Goal =>
In exact form, please repeat the records from their opening line down to the line with "planktothrix = [95000, 75500, 27500, 20000, 7500, 2000]", including that line.

## begin

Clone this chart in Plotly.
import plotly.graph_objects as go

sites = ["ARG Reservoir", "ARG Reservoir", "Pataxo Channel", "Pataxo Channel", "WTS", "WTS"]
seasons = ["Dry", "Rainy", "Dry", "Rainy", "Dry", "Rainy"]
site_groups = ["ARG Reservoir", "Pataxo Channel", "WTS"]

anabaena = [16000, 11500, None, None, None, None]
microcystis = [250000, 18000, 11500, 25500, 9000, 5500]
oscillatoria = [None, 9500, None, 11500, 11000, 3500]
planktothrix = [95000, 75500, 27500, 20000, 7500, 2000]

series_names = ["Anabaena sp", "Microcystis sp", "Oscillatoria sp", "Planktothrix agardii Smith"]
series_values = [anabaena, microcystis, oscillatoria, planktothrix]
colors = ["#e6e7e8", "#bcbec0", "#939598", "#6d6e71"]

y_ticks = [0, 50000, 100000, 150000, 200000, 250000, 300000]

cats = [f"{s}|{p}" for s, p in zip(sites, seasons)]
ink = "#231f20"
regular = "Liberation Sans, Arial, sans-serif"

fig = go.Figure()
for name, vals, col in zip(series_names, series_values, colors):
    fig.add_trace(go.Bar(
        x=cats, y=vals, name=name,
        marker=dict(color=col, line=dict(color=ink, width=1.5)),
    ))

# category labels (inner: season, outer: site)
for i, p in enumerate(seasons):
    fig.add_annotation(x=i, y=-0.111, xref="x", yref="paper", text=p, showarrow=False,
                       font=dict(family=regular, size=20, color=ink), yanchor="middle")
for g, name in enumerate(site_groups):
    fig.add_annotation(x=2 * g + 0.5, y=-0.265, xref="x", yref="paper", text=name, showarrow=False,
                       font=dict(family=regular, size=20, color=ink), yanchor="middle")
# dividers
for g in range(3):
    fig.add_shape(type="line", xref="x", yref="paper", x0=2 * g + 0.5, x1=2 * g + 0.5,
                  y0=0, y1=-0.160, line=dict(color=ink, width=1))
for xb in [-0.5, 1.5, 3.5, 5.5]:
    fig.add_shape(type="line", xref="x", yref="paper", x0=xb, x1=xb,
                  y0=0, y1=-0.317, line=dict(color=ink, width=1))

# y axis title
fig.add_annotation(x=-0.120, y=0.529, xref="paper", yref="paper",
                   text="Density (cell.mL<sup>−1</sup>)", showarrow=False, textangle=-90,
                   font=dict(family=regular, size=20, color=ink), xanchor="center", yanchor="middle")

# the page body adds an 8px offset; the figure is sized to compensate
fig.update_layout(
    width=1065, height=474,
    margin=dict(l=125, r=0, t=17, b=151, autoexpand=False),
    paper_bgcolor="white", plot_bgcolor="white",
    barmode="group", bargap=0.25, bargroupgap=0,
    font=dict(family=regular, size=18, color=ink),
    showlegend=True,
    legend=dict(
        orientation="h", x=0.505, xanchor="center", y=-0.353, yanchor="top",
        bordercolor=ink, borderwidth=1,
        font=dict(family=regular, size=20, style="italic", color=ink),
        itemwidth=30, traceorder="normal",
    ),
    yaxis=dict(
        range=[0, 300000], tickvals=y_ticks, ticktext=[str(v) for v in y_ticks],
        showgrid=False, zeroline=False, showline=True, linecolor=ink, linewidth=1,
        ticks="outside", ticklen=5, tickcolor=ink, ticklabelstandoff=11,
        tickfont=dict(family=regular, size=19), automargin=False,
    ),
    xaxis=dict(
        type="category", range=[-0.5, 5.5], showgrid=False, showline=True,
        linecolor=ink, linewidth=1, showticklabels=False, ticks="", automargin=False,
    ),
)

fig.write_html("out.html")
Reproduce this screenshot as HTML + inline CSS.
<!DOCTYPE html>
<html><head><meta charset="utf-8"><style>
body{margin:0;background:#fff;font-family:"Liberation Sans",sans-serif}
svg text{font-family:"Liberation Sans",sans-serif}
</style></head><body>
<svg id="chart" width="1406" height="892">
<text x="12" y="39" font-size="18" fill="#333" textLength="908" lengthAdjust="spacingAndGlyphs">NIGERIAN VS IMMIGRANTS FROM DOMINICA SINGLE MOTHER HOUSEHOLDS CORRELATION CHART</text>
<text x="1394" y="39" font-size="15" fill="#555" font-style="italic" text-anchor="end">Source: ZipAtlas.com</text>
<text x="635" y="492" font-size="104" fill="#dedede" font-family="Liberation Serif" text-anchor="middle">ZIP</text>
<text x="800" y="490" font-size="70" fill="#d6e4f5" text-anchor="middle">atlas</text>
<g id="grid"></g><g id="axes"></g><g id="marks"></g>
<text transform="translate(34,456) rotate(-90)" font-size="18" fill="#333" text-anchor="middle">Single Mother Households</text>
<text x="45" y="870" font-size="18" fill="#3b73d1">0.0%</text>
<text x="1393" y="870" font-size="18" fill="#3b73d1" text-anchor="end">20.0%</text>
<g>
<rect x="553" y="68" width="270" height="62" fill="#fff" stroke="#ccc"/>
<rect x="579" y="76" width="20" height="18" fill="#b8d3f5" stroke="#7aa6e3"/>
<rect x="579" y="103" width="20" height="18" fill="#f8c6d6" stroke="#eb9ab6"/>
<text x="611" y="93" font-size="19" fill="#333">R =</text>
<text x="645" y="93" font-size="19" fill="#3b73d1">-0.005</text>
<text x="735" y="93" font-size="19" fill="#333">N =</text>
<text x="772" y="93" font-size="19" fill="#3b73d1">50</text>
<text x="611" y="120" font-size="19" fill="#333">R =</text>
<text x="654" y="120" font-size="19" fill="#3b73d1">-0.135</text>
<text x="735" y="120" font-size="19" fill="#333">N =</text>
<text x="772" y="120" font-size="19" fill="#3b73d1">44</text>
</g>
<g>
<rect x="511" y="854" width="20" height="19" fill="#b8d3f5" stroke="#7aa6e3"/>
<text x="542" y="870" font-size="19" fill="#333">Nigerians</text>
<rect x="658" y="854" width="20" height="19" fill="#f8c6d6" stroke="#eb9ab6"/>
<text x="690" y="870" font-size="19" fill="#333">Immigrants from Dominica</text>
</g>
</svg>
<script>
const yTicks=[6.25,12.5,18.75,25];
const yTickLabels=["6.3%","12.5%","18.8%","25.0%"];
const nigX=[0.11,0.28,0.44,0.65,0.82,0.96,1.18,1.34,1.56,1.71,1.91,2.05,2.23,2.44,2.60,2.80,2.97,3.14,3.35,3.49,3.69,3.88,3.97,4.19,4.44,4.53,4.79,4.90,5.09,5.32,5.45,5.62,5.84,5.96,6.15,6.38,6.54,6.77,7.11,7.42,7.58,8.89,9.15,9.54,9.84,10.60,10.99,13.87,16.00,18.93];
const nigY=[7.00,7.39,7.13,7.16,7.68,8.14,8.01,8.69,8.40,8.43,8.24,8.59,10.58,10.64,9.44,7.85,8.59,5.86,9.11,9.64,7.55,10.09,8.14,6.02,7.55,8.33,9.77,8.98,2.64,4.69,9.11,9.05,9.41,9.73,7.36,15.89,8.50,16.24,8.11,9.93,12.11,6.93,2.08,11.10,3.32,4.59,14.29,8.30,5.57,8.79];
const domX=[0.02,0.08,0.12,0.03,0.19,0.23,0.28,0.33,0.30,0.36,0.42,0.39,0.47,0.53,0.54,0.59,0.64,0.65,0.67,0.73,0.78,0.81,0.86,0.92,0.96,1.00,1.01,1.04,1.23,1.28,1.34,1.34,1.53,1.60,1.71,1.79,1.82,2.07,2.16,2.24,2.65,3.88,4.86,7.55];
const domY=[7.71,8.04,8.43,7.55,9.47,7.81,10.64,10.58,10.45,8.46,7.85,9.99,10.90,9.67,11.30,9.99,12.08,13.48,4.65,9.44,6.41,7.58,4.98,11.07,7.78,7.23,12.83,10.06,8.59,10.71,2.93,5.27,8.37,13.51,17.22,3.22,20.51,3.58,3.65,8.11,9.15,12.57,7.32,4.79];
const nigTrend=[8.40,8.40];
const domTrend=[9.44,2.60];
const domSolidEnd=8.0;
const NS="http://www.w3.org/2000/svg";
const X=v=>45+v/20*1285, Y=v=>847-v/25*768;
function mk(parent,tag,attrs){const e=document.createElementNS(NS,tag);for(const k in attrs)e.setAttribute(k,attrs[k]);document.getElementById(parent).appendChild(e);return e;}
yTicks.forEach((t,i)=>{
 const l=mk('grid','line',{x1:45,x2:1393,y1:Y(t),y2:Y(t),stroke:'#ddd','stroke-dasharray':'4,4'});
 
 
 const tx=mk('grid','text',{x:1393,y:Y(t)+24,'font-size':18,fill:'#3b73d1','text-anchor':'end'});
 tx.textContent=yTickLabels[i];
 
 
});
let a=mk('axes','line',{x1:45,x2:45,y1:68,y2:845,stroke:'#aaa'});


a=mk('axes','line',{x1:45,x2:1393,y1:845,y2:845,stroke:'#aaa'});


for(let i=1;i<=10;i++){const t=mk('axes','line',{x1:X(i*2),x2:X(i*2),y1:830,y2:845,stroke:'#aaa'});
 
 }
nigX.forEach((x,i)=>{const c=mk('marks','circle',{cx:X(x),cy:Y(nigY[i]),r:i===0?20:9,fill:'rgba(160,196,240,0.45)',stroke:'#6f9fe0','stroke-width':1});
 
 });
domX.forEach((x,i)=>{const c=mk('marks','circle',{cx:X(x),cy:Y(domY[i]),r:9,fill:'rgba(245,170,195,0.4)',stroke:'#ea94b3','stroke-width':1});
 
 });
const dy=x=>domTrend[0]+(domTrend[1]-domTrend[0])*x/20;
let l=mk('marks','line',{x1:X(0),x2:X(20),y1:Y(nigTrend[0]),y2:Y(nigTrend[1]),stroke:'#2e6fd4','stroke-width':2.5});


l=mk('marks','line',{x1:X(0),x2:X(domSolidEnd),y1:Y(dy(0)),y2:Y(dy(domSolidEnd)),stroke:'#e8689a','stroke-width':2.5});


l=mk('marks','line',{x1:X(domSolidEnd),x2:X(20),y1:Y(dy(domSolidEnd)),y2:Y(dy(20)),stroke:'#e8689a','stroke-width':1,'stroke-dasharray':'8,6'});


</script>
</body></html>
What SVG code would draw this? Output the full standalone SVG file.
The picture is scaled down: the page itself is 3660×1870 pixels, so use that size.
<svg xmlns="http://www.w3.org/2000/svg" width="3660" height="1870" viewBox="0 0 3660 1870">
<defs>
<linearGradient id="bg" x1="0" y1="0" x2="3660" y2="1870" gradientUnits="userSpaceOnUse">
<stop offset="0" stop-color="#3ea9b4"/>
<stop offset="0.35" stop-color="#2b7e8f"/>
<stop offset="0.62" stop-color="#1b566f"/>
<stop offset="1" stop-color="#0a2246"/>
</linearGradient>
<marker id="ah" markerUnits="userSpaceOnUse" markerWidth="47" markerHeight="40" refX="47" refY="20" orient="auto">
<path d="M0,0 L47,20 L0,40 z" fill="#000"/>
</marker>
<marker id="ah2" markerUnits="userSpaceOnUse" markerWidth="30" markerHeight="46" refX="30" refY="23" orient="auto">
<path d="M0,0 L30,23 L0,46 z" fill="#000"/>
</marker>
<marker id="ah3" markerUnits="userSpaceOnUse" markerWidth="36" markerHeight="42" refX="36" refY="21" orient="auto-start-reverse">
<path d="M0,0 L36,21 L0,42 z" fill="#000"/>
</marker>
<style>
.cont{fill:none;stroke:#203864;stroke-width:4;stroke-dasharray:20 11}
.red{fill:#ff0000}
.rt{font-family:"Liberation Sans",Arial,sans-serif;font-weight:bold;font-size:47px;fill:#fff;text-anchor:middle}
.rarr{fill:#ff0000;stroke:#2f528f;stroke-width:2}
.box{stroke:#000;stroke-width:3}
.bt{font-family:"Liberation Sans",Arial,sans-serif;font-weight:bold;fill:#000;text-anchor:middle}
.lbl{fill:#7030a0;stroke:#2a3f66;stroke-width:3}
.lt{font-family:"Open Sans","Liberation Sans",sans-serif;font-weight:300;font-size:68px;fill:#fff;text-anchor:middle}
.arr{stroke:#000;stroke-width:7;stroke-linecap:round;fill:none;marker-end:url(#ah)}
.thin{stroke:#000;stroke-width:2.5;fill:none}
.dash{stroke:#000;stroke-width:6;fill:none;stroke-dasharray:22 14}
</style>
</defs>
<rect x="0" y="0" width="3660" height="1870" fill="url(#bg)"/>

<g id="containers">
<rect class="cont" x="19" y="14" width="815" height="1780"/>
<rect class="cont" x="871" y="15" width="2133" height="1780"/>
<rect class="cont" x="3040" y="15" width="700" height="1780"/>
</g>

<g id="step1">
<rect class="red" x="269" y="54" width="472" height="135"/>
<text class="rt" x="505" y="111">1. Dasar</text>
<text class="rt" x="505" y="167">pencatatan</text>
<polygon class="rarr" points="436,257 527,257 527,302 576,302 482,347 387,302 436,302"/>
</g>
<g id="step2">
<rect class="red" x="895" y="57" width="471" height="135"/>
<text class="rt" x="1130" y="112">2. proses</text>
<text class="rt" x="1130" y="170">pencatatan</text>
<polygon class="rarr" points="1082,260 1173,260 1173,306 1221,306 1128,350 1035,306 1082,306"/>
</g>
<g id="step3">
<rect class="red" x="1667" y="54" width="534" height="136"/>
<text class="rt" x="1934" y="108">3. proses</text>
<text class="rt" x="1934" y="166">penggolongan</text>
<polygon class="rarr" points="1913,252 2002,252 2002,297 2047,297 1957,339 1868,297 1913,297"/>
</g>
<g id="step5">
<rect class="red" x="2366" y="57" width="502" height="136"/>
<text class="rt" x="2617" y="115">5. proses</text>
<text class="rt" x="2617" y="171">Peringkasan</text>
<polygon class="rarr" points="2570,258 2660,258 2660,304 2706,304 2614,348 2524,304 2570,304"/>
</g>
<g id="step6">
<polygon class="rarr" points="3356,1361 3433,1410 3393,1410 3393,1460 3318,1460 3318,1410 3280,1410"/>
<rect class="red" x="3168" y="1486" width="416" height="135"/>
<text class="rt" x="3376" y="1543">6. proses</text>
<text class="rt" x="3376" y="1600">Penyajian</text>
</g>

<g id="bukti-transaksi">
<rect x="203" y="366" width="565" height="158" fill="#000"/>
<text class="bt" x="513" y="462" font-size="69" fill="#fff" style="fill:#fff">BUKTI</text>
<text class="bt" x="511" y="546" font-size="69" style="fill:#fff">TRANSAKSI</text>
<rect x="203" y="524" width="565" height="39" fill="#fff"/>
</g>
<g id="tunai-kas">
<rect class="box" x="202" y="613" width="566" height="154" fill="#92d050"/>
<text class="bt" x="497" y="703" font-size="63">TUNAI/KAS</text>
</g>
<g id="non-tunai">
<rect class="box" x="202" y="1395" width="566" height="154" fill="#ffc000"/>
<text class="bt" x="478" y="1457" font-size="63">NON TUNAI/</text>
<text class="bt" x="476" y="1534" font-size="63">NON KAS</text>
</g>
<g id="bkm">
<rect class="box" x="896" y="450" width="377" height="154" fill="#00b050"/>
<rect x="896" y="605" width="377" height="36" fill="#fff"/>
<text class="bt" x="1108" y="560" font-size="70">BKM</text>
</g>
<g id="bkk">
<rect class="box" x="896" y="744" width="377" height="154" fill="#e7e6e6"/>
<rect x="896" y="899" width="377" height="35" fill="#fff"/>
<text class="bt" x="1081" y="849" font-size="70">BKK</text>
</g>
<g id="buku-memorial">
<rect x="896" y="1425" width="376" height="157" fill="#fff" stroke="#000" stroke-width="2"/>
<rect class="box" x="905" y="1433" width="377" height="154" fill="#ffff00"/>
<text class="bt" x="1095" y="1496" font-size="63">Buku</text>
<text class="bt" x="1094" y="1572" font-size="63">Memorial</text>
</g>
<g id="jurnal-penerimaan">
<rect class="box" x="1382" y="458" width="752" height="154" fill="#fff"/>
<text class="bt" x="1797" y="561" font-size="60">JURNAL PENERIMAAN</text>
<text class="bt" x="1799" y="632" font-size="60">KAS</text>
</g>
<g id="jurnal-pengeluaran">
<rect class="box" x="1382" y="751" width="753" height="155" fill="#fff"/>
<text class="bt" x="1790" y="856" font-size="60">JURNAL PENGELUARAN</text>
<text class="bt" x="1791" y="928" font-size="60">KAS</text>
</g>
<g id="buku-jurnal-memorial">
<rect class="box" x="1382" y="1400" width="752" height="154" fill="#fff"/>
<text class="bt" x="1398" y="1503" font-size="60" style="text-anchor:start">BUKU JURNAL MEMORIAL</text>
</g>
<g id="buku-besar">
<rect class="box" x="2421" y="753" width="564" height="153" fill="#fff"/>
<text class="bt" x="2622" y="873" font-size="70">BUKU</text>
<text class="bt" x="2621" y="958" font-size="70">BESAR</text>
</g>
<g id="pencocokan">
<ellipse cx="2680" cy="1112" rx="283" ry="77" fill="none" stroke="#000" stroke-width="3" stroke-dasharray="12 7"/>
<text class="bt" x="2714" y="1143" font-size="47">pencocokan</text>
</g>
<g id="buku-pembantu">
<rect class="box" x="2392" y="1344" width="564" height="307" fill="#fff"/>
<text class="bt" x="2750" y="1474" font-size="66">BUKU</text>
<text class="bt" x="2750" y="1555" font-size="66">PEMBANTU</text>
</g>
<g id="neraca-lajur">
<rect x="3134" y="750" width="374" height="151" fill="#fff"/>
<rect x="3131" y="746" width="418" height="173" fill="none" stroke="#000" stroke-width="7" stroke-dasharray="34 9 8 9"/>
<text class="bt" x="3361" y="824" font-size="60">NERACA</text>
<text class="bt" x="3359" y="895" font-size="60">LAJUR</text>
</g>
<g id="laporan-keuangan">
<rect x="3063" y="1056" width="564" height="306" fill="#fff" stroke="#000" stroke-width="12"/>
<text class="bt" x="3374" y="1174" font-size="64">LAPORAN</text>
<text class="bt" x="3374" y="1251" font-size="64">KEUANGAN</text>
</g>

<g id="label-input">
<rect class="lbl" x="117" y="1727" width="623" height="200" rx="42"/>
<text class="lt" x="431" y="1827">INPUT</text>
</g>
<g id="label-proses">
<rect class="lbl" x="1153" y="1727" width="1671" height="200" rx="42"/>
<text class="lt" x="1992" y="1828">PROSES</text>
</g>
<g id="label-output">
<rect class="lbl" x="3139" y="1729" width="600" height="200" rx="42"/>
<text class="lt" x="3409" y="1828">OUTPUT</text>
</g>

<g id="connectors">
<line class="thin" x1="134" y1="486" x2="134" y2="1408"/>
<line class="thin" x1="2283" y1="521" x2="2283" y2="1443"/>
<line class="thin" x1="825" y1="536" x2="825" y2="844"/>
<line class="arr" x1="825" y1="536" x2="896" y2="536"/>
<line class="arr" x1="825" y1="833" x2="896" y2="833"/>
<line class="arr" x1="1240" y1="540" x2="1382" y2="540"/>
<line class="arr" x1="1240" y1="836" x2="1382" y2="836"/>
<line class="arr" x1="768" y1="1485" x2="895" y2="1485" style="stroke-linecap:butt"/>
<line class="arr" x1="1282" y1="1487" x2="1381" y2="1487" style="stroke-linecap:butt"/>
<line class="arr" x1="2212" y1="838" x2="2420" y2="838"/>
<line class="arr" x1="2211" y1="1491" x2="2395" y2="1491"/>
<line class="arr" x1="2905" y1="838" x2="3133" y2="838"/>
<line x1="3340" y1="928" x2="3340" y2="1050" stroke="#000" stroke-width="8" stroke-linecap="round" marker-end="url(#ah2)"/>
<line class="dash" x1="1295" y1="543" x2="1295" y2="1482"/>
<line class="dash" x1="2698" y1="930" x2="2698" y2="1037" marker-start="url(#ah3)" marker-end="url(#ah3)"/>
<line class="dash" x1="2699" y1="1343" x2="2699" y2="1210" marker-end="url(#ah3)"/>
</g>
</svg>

## end

Problem solution =>
Clone this chart in Plotly.
import plotly.graph_objects as go

sites = ["ARG Reservoir", "ARG Reservoir", "Pataxo Channel", "Pataxo Channel", "WTS", "WTS"]
seasons = ["Dry", "Rainy", "Dry", "Rainy", "Dry", "Rainy"]
site_groups = ["ARG Reservoir", "Pataxo Channel", "WTS"]

anabaena = [16000, 11500, None, None, None, None]
microcystis = [250000, 18000, 11500, 25500, 9000, 5500]
oscillatoria = [None, 9500, None, 11500, 11000, 3500]
planktothrix = [95000, 75500, 27500, 20000, 7500, 2000]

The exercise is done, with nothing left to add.